A problem far great than our waistlines is the way we have liberated from God the character that we deeply need. We need a just God. When we see injustice, we ask God for help. We have a nation built upon laws (standards of righteousness) that are designed to reduce evil and when evil happens those laws punish law-breakers and protect us from them. Our great nation won World War II when we mobilized against one of the most unrighteous forces on earth – hell-sized hatred of fellow man (as advanced by Hitler and his Aryan philosophy). We need righteousness in this world and we need a God who is righteous.

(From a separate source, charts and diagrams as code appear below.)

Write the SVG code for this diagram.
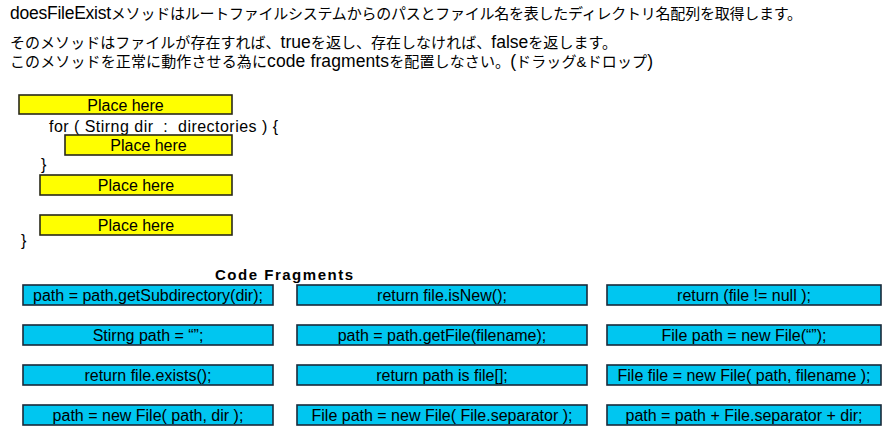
<svg xmlns="http://www.w3.org/2000/svg" width="890" height="442" viewBox="0 0 890 442">
<style>
text{font-family:"Liberation Sans","Noto Sans CJK JP",sans-serif;fill:#000;white-space:pre}
.jp{font-size:15px}
.lat{font-size:17.5px}
.code{font-size:16px}
.mid{text-anchor:middle}
.slot{fill:#ffff00;stroke:#2a2a1a;stroke-width:1.6}
.frag{fill:#00c6f0;stroke:#1a2a3a;stroke-width:1.6}
.title{font-size:15px;font-weight:bold}
</style>
<rect width="890" height="442" fill="#fff"/>
<g id="instructions">
<text class="jp" x="10" y="19" textLength="792" lengthAdjust="spacing"><tspan class="lat">doesFileExist</tspan>メソッドはルートファイルシステムからのパスとファイル名を表したディレクトリ名配列を取得します。</text>
<text class="jp" x="10" y="48" textLength="607" lengthAdjust="spacing">そのメソッドはファイルが存在すれば、<tspan class="lat">true</tspan>を返し、存在しなければ、<tspan class="lat">false</tspan>を返します。</text>
<text class="jp" x="10" y="67" textLength="643" lengthAdjust="spacing">このメソッドを正常に動作させる為に<tspan class="lat">code fragments</tspan>を配置しなさい。<tspan class="lat">(</tspan>ドラッグ&amp;ドロップ<tspan class="lat">)</tspan></text>
</g>
<g id="code">
<text class="code" x="49" y="132" textLength="229" lengthAdjust="spacing">for ( Stirng dir  :  directories ) {</text>
<text class="code" x="41" y="170">}</text>
<text class="code" x="21" y="246">}</text>
</g>
<g id="slot1"><rect class="slot" x="19" y="95" width="213" height="19"/><text class="code mid" x="125.5" y="110.5">Place here</text></g>
<g id="slot2"><rect class="slot" x="65" y="135" width="167" height="20"/><text class="code mid" x="148.5" y="151">Place here</text></g>
<g id="slot3"><rect class="slot" x="40" y="175" width="192" height="20"/><text class="code mid" x="136" y="191">Place here</text></g>
<g id="slot4"><rect class="slot" x="40" y="215" width="192" height="20"/><text class="code mid" x="136" y="231">Place here</text></g>
<g id="fragments-title"><text class="title" x="215" y="280" textLength="138" lengthAdjust="spacing">Code Fragments</text></g>
<g id="f1"><rect class="frag" x="23" y="285" width="250" height="20"/><text class="code mid" x="148" y="301">path = path.getSubdirectory(dir);</text></g>
<g id="f2"><rect class="frag" x="297" y="285" width="290" height="20"/><text class="code mid" x="442" y="301">return file.isNew();</text></g>
<g id="f3"><rect class="frag" x="607" y="285" width="274" height="20"/><text class="code mid" x="744" y="301">return (file != null );</text></g>
<g id="f4"><rect class="frag" x="23" y="325" width="250" height="20"/><text class="code mid" x="148" y="341">Stirng path = “”;</text></g>
<g id="f5"><rect class="frag" x="297" y="325" width="290" height="20"/><text class="code mid" x="442" y="341">path = path.getFile(filename);</text></g>
<g id="f6"><rect class="frag" x="607" y="325" width="274" height="20"/><text class="code mid" x="744" y="341">File path = new File(“”);</text></g>
<g id="f7"><rect class="frag" x="23" y="365" width="250" height="20"/><text class="code mid" x="148" y="381">return file.exists();</text></g>
<g id="f8"><rect class="frag" x="297" y="365" width="290" height="20"/><text class="code mid" x="442" y="381">return path is file[];</text></g>
<g id="f9"><rect class="frag" x="607" y="365" width="274" height="20"/><text class="code mid" x="744" y="381">File file = new File( path, filename );</text></g>
<g id="f10"><rect class="frag" x="23" y="405" width="250" height="20"/><text class="code mid" x="148" y="421">path = new File( path, dir );</text></g>
<g id="f11"><rect class="frag" x="297" y="405" width="290" height="20"/><text class="code mid" x="442" y="421">File path = new File( File.separator );</text></g>
<g id="f12"><rect class="frag" x="607" y="405" width="274" height="20"/><text class="code mid" x="744" y="421">path = path + File.separator + dir;</text></g>
</svg>
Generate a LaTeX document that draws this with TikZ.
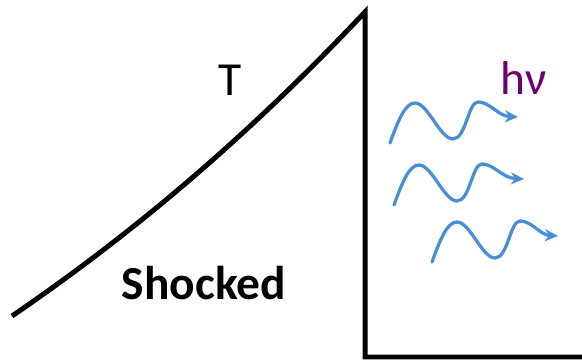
\documentclass[tikz,border=0pt]{standalone}
\usepackage{fontspec}
\setmainfont{Carlito}
\usetikzlibrary{arrows.meta}

\definecolor{photonBlue}{RGB}{72,142,214}
\definecolor{nuPurple}{RGB}{112,0,112}

\begin{document}
\begin{tikzpicture}[
    x=0.02cm, y=0.02cm,
    profile/.style={draw, line width=0.1cm, line join=miter},
    wave/.style={draw=photonBlue, line width=0.065cm, line cap=round, -{Stealth[length=0.26cm, width=0.24cm, inset=0.08cm]}},
    labelStyle/.style={font=\fontsize{27}{30}\selectfont, text=black, inner sep=0pt}
]
\useasboundingbox (0,0) rectangle (582,362);

% ----------------------------------------------------
% Temperature profile and shock front
% ----------------------------------------------------
\draw[profile] (12,46) .. controls (138,132) and (252,230) .. (365,350)
    -- (365,5) -- (582,5);

\node[labelStyle] (Temp) at (230,282) {T};
\node[labelStyle, font=\fontsize{27}{30}\selectfont\bfseries] (Shocked) at (204,79) {Shocked};

% ----------------------------------------------------
% Escaping photons
% ----------------------------------------------------
\node[labelStyle, text=nuPurple] (Photon) at (524,284) {hν};

\draw[wave, shift={(390,219)}] (0,0) .. controls (8,22) and (15,40) .. (25,40)
    .. controls (38,40) and (50,4) .. (63,4) .. controls (76,4) and (78,41) .. (88,41)
    .. controls (100,41) and (108,27) .. (128,26);
\draw[wave, shift={(394,157)}] (0,0) .. controls (8,22) and (15,40) .. (25,40)
    .. controls (38,40) and (50,4) .. (63,4) .. controls (76,4) and (78,41) .. (88,41)
    .. controls (100,41) and (108,27) .. (130,26);
\draw[wave, shift={(432,100)}] (0,0) .. controls (8,22) and (15,40) .. (25,40)
    .. controls (38,40) and (50,4) .. (63,4) .. controls (76,4) and (78,41) .. (88,41)
    .. controls (100,41) and (108,27) .. (126,26);

\end{tikzpicture}
\end{document}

The only problem with God's righteousness is when it bumps into what we want to do. That's when we clip the Bible down from sixty-six books to four. That's when we write letters to pastors talking about how Christians have abused us. That's when we "look at the world through the lens of love" because we don't want anyone, especially God, looking at us through the lens of righteousness. It's funny. It's like putting your hands over your own eyes and saying, "You can't see me." Everything you ever wanted in a God (Love). And less (no Righteousness).
Let me clean up one thing. I'm sorry for the gay man who was told that God hated Him. That is as far from the truth as throwing away 94% of the Bible. God does not hate gays, not even if Fred Phelps says that "God hates fags". God hates all unrighteousness, but He loves all people. Yes, He loves the sinner, hates the sin. He calls out to all people – all who have come up short of His unrighteousness. He makes an offer. Keep it up and go to hell. That's the "perish" part of John 3:16, it's there, it's real. The rest of the offer is repent of your unrighteousness, accept in faith the sacrifice of Jesus on the cross, and enjoy everlasting life in God's presence.
We can take the calories and carbs out of the nature of beer, but I remain unconvinced that we, God's creation, can take righteousness out of the nature of the Creator. What do you think?